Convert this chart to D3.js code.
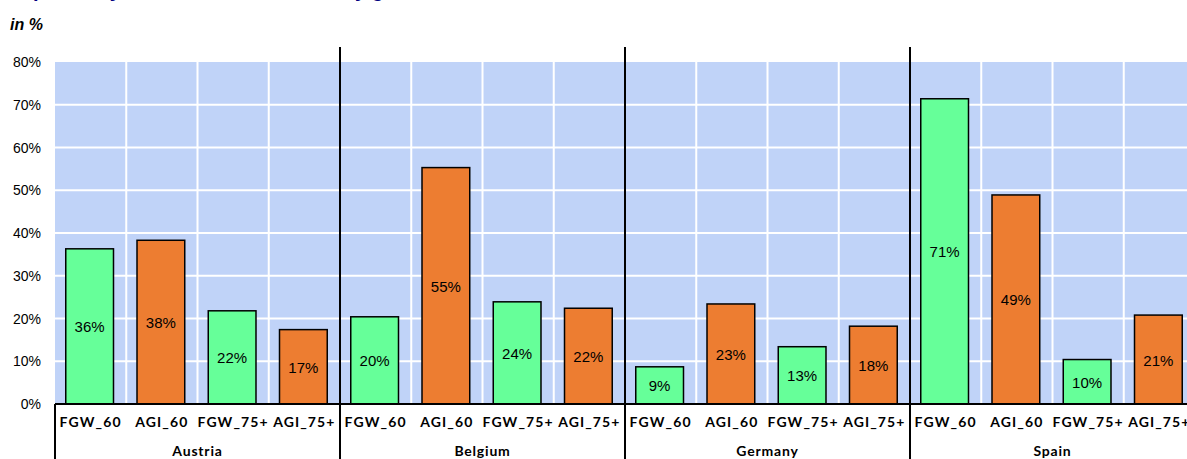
<!DOCTYPE html>
<html><head><meta charset="utf-8">
<script src="https://cdn.jsdelivr.net/npm/d3@7"></script>
<style>body{margin:0;background:#fff}svg{display:block}</style>
</head><body><svg id="c" width="1187" height="459"></svg>
<script>
const countries = ["Austria","Belgium","Germany","Spain"];
const measures = ["FGW_60","AGI_60","FGW_75+","AGI_75+"];
const valuesAustria = [36.3, 38.3, 21.8, 17.4];
const valuesBelgium = [20.4, 55.3, 23.9, 22.4];
const valuesGermany = [8.7, 23.4, 13.4, 18.2];
const valuesSpain = [71.4, 48.9, 10.4, 20.8];
const yTicks = [0,10,20,30,40,50,60,70,80];
const seriesColors = {"FGW_60":"#66FF99","AGI_60":"#ED7D31","FGW_75+":"#66FF99","AGI_75+":"#ED7D31"};

(function(){
const allValues = [valuesAustria, valuesBelgium, valuesGermany, valuesSpain];
const data = [];
countries.forEach((c,i)=>measures.forEach((m,j)=>data.push({country:c, measure:m, key:c+"|"+m, value:allValues[i][j]})));

const svg = d3.select("#c");
const pl = 55, pr = 1195, pt = 62, pb = 404;
const x = d3.scaleBand().domain(data.map(d=>d.key)).range([pl,pr]).paddingInner(0).paddingOuter(0);
const xc = d3.scaleBand().domain(countries).range([pl,pr]);
const y = d3.scaleLinear().domain([0,80]).range([pb,pt]);

// title (cropped off at top in the reference)
svg.append("text").attr("x",2).attr("y",-3).attr("font-family","Liberation Sans, Arial").attr("font-weight","bold")
  .attr("font-size",20).attr("fill","#000080").text("Help, mostly, at the home of an elderly grandchildren");

svg.append("text").attr("x",10).attr("y",30).attr("font-family","Liberation Sans, Arial").attr("font-weight","bold")
  .attr("font-style","italic").attr("font-size",16).text("in %");

// background
svg.append("rect").attr("x",pl).attr("y",pt).attr("width",pr-pl).attr("height",pb-pt).attr("fill","#C0D3F8");

// gridlines
svg.append("g").selectAll("line").data(yTicks.slice(1,-1)).join("line")
  .attr("x1",pl).attr("x2",pr).attr("y1",d=>y(d)).attr("y2",d=>y(d)).attr("stroke","#fff").attr("stroke-width",2);
svg.append("g").selectAll("line").data(data.slice(1)).join("line")
  .attr("x1",d=>x(d.key)).attr("x2",d=>x(d.key)).attr("y1",pt).attr("y2",pb).attr("stroke","#fff").attr("stroke-width",2);

// bars
const bw = x.bandwidth()*0.67;
svg.append("g").selectAll("rect").data(data).join("rect")
  .attr("x",d=>x(d.key)+(x.bandwidth()-bw)/2-1).attr("width",bw)
  .attr("y",d=>y(d.value)).attr("height",d=>y(0)-y(d.value))
  .attr("fill",d=>seriesColors[d.measure]).attr("stroke","#000").attr("stroke-width",1.5);

// value labels
svg.append("g").selectAll("text").data(data).join("text")
  .attr("x",d=>x(d.key)+x.bandwidth()/2-1).attr("y",d=>(y(d.value)+y(0))/2+6)
  .attr("text-anchor","middle").attr("font-family","Liberation Sans, Arial").attr("font-size",15)
  .text(d=>Math.round(d.value)+"%");

// y axis labels
svg.append("g").selectAll("text").data(yTicks).join("text")
  .attr("x",41).attr("y",d=>y(d)+5).attr("text-anchor","end")
  .attr("font-family","Liberation Sans, Arial").attr("font-size",14).text(d=>d+"%");

// x axis line
svg.append("line").attr("x1",pl).attr("x2",pr).attr("y1",pb).attr("y2",pb).attr("stroke","#000").attr("stroke-width",2);
svg.append("line").attr("x1",pl).attr("x2",pl).attr("y1",pb).attr("y2",459).attr("stroke","#000").attr("stroke-width",2);
// group separators
svg.append("g").selectAll("line").data(countries.slice(1)).join("line")
  .attr("x1",d=>xc(d)).attr("x2",d=>xc(d)).attr("y1",47).attr("y2",459).attr("stroke","#000").attr("stroke-width",2);

// category labels
svg.append("g").selectAll("text").data(data).join("text")
  .attr("x",d=>x(d.key)+x.bandwidth()/2).attr("y",427).attr("text-anchor","middle")
  .attr("font-family","Lato, Liberation Sans").attr("font-weight","bold").attr("font-size",14)
  .attr("letter-spacing","1.1px")
  .text(d=>d.measure);
svg.append("g").selectAll("text").data(countries).join("text")
  .attr("x",d=>xc(d)+xc.bandwidth()/2).attr("y",456).attr("text-anchor","middle")
  .attr("font-family","Lato, Liberation Sans").attr("font-weight","bold").attr("font-size",14)
  .attr("letter-spacing","0.8px")
  .text(d=>d);
})();
</script></body></html>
■ ■ ■ ■ ■ ■ ■
» WORK TO DO
Every line above should be returned word for word, with the pictures left behind.

» ANSWER IN FULL
Convert this chart to D3.js code.
<!DOCTYPE html>
<html><head><meta charset="utf-8">
<script src="https://cdn.jsdelivr.net/npm/d3@7"></script>
<style>body{margin:0;background:#fff}svg{display:block}</style>
</head><body><svg id="c" width="1187" height="459"></svg>
<script>
const countries = ["Austria","Belgium","Germany","Spain"];
const measures = ["FGW_60","AGI_60","FGW_75+","AGI_75+"];
const valuesAustria = [36.3, 38.3, 21.8, 17.4];
const valuesBelgium = [20.4, 55.3, 23.9, 22.4];
const valuesGermany = [8.7, 23.4, 13.4, 18.2];
const valuesSpain = [71.4, 48.9, 10.4, 20.8];
const yTicks = [0,10,20,30,40,50,60,70,80];
const seriesColors = {"FGW_60":"#66FF99","AGI_60":"#ED7D31","FGW_75+":"#66FF99","AGI_75+":"#ED7D31"};

(function(){
const allValues = [valuesAustria, valuesBelgium, valuesGermany, valuesSpain];
const data = [];
countries.forEach((c,i)=>measures.forEach((m,j)=>data.push({country:c, measure:m, key:c+"|"+m, value:allValues[i][j]})));

const svg = d3.select("#c");
const pl = 55, pr = 1195, pt = 62, pb = 404;
const x = d3.scaleBand().domain(data.map(d=>d.key)).range([pl,pr]).paddingInner(0).paddingOuter(0);
const xc = d3.scaleBand().domain(countries).range([pl,pr]);
const y = d3.scaleLinear().domain([0,80]).range([pb,pt]);

// title (cropped off at top in the reference)
svg.append("text").attr("x",2).attr("y",-3).attr("font-family","Liberation Sans, Arial").attr("font-weight","bold")
  .attr("font-size",20).attr("fill","#000080").text("Help, mostly, at the home of an elderly grandchildren");

svg.append("text").attr("x",10).attr("y",30).attr("font-family","Liberation Sans, Arial").attr("font-weight","bold")
  .attr("font-style","italic").attr("font-size",16).text("in %");

// background
svg.append("rect").attr("x",pl).attr("y",pt).attr("width",pr-pl).attr("height",pb-pt).attr("fill","#C0D3F8");

// gridlines
svg.append("g").selectAll("line").data(yTicks.slice(1,-1)).join("line")
  .attr("x1",pl).attr("x2",pr).attr("y1",d=>y(d)).attr("y2",d=>y(d)).attr("stroke","#fff").attr("stroke-width",2);
svg.append("g").selectAll("line").data(data.slice(1)).join("line")
  .attr("x1",d=>x(d.key)).attr("x2",d=>x(d.key)).attr("y1",pt).attr("y2",pb).attr("stroke","#fff").attr("stroke-width",2);

// bars
const bw = x.bandwidth()*0.67;
svg.append("g").selectAll("rect").data(data).join("rect")
  .attr("x",d=>x(d.key)+(x.bandwidth()-bw)/2-1).attr("width",bw)
  .attr("y",d=>y(d.value)).attr("height",d=>y(0)-y(d.value))
  .attr("fill",d=>seriesColors[d.measure]).attr("stroke","#000").attr("stroke-width",1.5);

// value labels
svg.append("g").selectAll("text").data(data).join("text")
  .attr("x",d=>x(d.key)+x.bandwidth()/2-1).attr("y",d=>(y(d.value)+y(0))/2+6)
  .attr("text-anchor","middle").attr("font-family","Liberation Sans, Arial").attr("font-size",15)
  .text(d=>Math.round(d.value)+"%");

// y axis labels
svg.append("g").selectAll("text").data(yTicks).join("text")
  .attr("x",41).attr("y",d=>y(d)+5).attr("text-anchor","end")
  .attr("font-family","Liberation Sans, Arial").attr("font-size",14).text(d=>d+"%");

// x axis line
svg.append("line").attr("x1",pl).attr("x2",pr).attr("y1",pb).attr("y2",pb).attr("stroke","#000").attr("stroke-width",2);
svg.append("line").attr("x1",pl).attr("x2",pl).attr("y1",pb).attr("y2",459).attr("stroke","#000").attr("stroke-width",2);
// group separators
svg.append("g").selectAll("line").data(countries.slice(1)).join("line")
  .attr("x1",d=>xc(d)).attr("x2",d=>xc(d)).attr("y1",47).attr("y2",459).attr("stroke","#000").attr("stroke-width",2);

// category labels
svg.append("g").selectAll("text").data(data).join("text")
  .attr("x",d=>x(d.key)+x.bandwidth()/2).attr("y",427).attr("text-anchor","middle")
  .attr("font-family","Lato, Liberation Sans").attr("font-weight","bold").attr("font-size",14)
  .attr("letter-spacing","1.1px")
  .text(d=>d.measure);
svg.append("g").selectAll("text").data(countries).join("text")
  .attr("x",d=>xc(d)+xc.bandwidth()/2).attr("y",456).attr("text-anchor","middle")
  .attr("font-family","Lato, Liberation Sans").attr("font-weight","bold").attr("font-size",14)
  .attr("letter-spacing","0.8px")
  .text(d=>d);
})();
</script></body></html>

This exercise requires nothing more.